TASK PROMPT:
Lines containing the word "matplotlib" are to be counted; state their number and nothing further.

DATASET SECTION:
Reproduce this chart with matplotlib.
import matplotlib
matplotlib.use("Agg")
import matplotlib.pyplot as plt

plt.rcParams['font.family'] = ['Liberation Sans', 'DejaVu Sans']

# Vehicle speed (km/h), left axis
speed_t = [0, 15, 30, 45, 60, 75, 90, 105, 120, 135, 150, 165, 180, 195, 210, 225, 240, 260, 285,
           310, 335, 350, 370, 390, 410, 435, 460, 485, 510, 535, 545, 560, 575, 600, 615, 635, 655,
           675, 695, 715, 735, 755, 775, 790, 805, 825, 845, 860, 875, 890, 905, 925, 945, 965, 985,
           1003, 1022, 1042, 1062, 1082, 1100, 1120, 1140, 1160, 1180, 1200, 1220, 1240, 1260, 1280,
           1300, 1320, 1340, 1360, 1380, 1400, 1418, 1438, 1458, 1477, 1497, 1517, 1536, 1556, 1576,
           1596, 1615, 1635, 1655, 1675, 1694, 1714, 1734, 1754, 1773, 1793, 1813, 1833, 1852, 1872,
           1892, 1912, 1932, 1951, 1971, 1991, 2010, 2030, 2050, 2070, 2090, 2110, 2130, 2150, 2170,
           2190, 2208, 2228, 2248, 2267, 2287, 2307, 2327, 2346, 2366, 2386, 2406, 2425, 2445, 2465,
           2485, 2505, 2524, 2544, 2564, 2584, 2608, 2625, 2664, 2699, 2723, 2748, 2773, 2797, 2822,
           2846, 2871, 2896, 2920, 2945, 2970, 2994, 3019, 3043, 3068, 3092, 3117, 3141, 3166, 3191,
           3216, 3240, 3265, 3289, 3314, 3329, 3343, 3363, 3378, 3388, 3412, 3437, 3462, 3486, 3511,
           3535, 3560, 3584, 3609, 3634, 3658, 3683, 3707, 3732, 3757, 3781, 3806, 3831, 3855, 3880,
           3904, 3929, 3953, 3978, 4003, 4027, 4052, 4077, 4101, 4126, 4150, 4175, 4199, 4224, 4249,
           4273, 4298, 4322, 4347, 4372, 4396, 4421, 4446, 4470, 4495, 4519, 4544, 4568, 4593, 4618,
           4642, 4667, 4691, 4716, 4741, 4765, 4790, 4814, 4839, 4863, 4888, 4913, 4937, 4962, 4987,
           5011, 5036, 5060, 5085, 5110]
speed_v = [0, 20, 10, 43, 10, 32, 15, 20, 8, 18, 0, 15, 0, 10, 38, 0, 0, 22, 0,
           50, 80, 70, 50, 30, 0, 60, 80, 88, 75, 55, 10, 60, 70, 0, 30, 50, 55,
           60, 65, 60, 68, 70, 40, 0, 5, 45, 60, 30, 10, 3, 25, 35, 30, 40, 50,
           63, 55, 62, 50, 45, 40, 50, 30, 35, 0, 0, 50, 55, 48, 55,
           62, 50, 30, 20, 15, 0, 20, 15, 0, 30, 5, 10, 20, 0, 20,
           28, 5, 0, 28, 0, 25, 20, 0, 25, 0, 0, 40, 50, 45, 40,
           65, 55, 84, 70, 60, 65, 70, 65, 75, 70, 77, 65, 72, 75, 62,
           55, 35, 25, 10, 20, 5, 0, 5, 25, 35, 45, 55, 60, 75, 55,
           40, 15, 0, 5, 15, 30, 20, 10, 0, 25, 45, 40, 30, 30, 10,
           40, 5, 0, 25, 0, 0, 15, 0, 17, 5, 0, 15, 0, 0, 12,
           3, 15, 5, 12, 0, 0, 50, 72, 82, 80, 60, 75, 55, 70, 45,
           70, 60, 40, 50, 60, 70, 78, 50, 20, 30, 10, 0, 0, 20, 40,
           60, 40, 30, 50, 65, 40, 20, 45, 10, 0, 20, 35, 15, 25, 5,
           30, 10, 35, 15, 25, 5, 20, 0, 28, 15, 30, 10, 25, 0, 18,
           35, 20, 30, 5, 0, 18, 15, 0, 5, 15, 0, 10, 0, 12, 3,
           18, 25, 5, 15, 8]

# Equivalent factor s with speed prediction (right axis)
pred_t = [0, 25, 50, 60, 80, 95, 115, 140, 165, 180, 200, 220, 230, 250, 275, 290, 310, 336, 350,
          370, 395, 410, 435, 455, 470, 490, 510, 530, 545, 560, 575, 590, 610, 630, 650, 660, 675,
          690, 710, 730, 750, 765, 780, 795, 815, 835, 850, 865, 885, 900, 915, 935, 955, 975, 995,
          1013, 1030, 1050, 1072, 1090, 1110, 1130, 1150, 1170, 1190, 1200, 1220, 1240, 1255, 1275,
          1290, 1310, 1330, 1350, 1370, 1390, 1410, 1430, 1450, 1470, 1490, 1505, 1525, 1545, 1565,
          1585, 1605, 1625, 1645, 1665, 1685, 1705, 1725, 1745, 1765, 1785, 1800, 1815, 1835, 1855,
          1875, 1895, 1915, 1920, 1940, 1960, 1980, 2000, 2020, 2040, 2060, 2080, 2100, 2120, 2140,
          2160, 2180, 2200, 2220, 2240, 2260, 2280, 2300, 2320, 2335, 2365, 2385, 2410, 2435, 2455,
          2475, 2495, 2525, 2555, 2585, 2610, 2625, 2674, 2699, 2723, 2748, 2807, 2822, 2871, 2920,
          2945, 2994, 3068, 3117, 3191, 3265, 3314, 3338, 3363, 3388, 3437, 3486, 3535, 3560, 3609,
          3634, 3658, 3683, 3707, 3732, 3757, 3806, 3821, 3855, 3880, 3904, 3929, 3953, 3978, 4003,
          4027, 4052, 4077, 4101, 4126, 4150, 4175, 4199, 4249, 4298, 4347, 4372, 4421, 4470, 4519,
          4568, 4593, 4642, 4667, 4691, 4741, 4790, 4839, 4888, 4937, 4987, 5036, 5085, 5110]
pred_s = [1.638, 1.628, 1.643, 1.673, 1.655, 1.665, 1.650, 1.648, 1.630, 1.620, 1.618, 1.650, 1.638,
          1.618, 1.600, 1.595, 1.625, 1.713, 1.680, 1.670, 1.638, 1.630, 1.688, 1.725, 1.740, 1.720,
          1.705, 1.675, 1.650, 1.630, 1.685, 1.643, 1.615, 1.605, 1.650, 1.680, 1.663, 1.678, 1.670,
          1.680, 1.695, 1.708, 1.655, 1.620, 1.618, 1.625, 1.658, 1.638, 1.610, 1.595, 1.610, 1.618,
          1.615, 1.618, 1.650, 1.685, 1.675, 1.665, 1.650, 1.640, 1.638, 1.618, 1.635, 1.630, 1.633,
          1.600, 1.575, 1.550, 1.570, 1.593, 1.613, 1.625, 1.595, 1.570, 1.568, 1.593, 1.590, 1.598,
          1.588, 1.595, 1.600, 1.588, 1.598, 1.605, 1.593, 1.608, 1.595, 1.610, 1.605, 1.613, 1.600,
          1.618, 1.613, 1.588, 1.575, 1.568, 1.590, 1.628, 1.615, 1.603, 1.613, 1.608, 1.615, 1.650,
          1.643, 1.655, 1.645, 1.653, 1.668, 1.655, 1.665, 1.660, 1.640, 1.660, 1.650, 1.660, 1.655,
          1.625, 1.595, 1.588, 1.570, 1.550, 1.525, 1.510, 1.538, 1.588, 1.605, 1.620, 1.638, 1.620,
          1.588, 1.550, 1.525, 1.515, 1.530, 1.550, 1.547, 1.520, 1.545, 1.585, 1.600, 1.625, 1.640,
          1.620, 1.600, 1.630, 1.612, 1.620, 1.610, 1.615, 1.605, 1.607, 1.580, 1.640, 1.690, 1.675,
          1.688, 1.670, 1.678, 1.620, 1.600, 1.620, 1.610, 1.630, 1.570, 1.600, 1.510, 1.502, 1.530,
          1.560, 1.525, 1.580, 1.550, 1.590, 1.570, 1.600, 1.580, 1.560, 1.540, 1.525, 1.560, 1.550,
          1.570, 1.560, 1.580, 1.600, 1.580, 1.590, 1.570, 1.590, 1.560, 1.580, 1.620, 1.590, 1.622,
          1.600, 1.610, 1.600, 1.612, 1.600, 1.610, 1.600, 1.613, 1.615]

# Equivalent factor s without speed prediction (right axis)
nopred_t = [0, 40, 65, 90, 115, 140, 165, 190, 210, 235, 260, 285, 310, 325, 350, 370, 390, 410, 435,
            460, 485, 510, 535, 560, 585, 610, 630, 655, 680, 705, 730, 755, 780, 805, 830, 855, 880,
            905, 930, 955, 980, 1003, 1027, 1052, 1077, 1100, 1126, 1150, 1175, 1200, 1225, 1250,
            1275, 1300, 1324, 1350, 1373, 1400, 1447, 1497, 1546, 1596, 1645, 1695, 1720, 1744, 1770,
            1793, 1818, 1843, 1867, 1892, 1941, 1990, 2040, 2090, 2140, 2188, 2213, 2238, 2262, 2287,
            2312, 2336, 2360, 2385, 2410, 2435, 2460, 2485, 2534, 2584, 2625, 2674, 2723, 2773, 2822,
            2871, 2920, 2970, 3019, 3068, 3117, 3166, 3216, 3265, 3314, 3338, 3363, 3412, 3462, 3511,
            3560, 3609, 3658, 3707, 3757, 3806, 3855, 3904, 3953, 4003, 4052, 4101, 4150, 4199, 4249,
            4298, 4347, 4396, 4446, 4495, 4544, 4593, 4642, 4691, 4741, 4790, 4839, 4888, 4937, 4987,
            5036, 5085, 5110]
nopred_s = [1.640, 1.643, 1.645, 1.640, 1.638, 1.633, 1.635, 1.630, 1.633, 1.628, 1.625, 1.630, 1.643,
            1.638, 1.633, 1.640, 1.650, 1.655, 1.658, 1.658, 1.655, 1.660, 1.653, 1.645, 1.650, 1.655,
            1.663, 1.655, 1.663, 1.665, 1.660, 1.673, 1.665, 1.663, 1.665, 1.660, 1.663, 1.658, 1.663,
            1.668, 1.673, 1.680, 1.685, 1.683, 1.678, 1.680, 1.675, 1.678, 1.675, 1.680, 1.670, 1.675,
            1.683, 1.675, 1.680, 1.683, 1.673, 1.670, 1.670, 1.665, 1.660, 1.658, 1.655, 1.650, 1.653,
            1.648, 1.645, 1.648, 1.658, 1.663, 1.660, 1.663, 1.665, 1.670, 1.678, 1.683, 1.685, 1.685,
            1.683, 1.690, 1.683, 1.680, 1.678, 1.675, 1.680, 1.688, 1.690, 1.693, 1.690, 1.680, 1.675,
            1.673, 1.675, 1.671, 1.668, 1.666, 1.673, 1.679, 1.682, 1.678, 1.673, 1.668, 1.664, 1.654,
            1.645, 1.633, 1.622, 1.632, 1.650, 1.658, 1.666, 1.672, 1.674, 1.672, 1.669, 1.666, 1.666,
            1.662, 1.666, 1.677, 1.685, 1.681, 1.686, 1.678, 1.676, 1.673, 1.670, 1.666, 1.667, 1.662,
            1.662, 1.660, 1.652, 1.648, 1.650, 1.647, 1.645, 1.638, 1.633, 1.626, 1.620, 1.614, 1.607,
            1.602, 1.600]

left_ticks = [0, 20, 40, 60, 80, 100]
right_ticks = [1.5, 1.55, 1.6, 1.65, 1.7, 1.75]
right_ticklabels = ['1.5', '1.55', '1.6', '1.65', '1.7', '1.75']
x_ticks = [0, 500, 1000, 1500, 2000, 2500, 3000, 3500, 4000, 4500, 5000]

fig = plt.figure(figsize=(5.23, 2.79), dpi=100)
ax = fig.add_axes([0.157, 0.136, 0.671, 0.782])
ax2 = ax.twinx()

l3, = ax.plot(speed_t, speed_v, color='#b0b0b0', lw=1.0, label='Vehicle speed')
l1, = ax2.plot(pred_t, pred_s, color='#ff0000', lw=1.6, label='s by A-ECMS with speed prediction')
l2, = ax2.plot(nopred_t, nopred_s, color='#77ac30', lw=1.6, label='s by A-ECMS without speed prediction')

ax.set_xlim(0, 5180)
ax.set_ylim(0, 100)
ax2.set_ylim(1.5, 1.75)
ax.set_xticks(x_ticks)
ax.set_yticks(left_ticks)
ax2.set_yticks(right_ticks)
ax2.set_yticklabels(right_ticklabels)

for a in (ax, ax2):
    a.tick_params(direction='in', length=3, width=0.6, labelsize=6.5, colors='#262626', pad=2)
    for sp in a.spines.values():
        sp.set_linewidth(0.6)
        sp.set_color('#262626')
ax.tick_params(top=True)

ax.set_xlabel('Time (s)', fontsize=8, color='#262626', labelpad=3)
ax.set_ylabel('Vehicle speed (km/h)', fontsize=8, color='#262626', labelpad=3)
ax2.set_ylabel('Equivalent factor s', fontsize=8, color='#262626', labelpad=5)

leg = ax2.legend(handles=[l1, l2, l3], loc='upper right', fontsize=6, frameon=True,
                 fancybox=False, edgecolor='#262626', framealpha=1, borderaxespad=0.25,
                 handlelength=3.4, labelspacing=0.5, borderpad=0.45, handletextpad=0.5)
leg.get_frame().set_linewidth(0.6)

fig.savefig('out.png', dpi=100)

EXERCISE RESULT:
4